Pena’s appellate counsel at oral argument filed a motion for reduction of the ten year sentence. It is undisputed the punishment for a first time offender, under these charges, was up to 20 years on the date of conviction, August 24, 1989. While this case was on appeal the legislature in the laws of 1989 in S.B. 215 and 58, reduced the sentence to a maximum of seven years. §§ 195.202.2, RSMo Cum. Supp. 1989; 558.011.1(3), RSMo 1986. This situation is decided by Hamil v. State, 778 S.W.2d 247, 249-50 (Mo.App.1989), in a case where amending legislation reducing the penalty occurs before the criminal case is final. This court said:

Section 1.160(2) manifests the legislature’s intent that in qualifying cases a convicted defendant should benefit from an amending statute reducing the penalty for the crime for which he was convicted.

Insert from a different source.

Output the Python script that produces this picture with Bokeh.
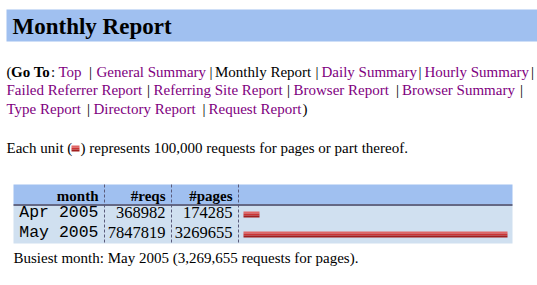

Section 1.160(2) states “that if the penalty or punishment for any offense is reduced or lessened by any alteration of the law creating the offense, the penalty or punishment shall be assessed according to the amendatory law.” Section 1.160(2) is applicable to cases still pending at the time a reducing statute becomes law. A judgment is not final for purposes of appeal because it is not conclusive on the parties “until the losing party has failed to appeal within the time allowed by law, or having appealed, until the appeal is determined.” A suit is pending from the time it is instituted until its disposition is final.

(Citations omitted.)

The judgment of conviction is affirmed. The case is remanded for the sole purpose of re-sentencing in conformance with the new statutory language.